The result is this recipe I’m sharing today, which has finally made its way off of the piece of scratch paper I had scrawled it on and into my “official” recipe archives.
Our Chocolate Cherry Bread is a dense, chocolate- and molasses-flavored loaf studded with dried sweet cherries and semisweet chocolate chips. It’s just as irresistible fresh out of the oven as it is two days later, toasted and slathered with your favorite spread (butter, cream cheese and jam are all equally acceptable.)
Yeasted breads can often seem intimidating but, with a little planning, I promise they’re not. In fact, they’re probably one of the easier baked goods to tackle, simply for the fact that much of the prep time involves just letting the dough rest and rise. The actual dough-making and baking process takes less than an hour.
Since I’ve been preggo, I’ve needed to eat something as soon as I wake up in the morning, and this Chocolate Cherry Bread has been just the answer. We (just the two of us) can go through a loaf in less than a week, but if you don’t consume carbs at the rapid pace that we do (or simply want to save your Chocolate Cherry Bread for a special occasion,) the loaf will freeze incredibly well.
I’m thinking this is another thing I’ll have to stock in our freezer for the weeks after baby comes?
Chocolate Cherry Bread
Ingredients
- 1 package Rapid Rise Yeast
- 1 cup warm water (between 100 and 110 degrees Fahrenheit)
- 4 tablespoons butter, softened
- 1/4 cup molasses
- 3 tablespoons unsweetened cocoa powder
- 1/2 teaspoon salt
- 1/2 teaspoon ground cinnamon
- 2/3 cup semisweet chocolate chips
- 1/2 cup dried sweet cherries
- 2 1/2 - 3 1/2 cups all-purpose flour
Instructions
- Add all ingredients (starting with just 2 ½ cups flour) to a food processor and process until they begin to come together to form a sticky dough.

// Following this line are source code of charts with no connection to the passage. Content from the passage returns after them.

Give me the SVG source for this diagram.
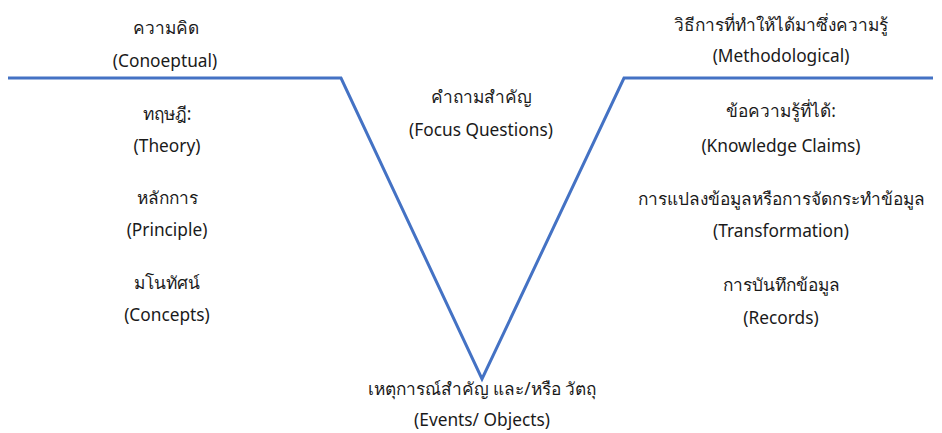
<svg xmlns="http://www.w3.org/2000/svg" width="942" height="433" viewBox="0 0 942 433">
<style>
text{font-family:"Noto Sans","DejaVu Sans",sans-serif;font-size:17.3px;fill:#1a1a1a;text-anchor:middle}
.v{fill:none;stroke:#4472C4;stroke-width:3;stroke-linejoin:miter}
</style>
<rect width="942" height="433" fill="#ffffff"/>
<g id="connectors">
<polyline class="v" points="8,78 341,78 482,379 624,78 933,78"/>
</g>
<g id="conceptual"><text x="166" y="34">ความคิด</text><text x="165" y="67">(Conoeptual)</text></g>
<g id="methodological"><text x="781" y="31">วิธีการที่ทำให้ได้มาซึ่งความรู้</text><text x="781" y="62">(Methodological)</text></g>
<g id="theory"><text x="167" y="120">ทฤษฎี:</text><text x="167" y="152">(Theory)</text></g>
<g id="principle"><text x="167" y="204">หลักการ</text><text x="167" y="236">(Principle)</text></g>
<g id="concepts"><text x="167" y="289">มโนทัศน์</text><text x="167" y="321">(Concepts)</text></g>
<g id="focus"><text x="481" y="103">คำถามสำคัญ</text><text x="481" y="136">(Focus Questions)</text></g>
<g id="claims"><text x="781" y="117">ข้อความรู้ที่ได้:</text><text x="781" y="152">(Knowledge Claims)</text></g>
<g id="transformation"><text x="781" y="205">การแปลงข้อมูลหรือการจัดกระทำข้อมูล</text><text x="781" y="237">(Transformation)</text></g>
<g id="records"><text x="781" y="291">การบันทึกข้อมูล</text><text x="781" y="324">(Records)</text></g>
<g id="events"><text x="482" y="395">เหตุการณ์สำคัญ และ/หรือ วัตถุ</text><text x="482" y="426">(Events/ Objects)</text></g>
</svg>
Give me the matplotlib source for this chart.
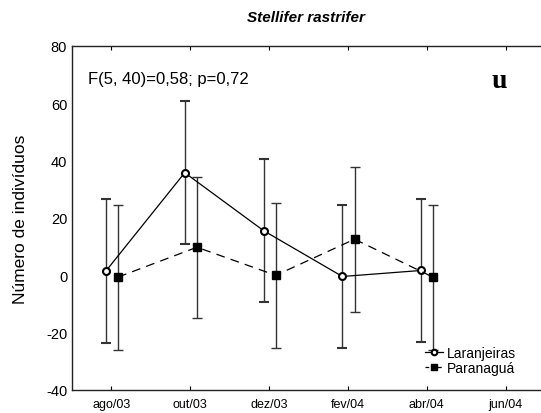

Add additional flour, ¼ cup at a time (processing in between,) until you are just able to pull out the dough without it sticking all over your hands. (It’s okay if the dough is still a little sticky. You don’t want to add too much flour or the dough will be tough.)
- Turn the dough out of the food processor and into a medium mixing bowl coated with cooking spray. Cover and let rise in a warm place free from drafts for 30 minutes to 1 hour, or until dough has doubled in size.
- Take dough out of bowl and knead a bit, either just between your hands or on a lightly floured surface, before placing dough in a greased 8-inch round cake pan. Let rise, uncovered, in a warm place for another hour.
- Towards the end of the second rise, preheat the oven to 375 degrees Fahrenheit. When dough is finished rising, bake at 375 degrees for 40 minutes, or until bread sounds a bit hollow when you tap on the top. Let cool in the pan for 15 minutes, then turn out on to a cooling rack to cool completely.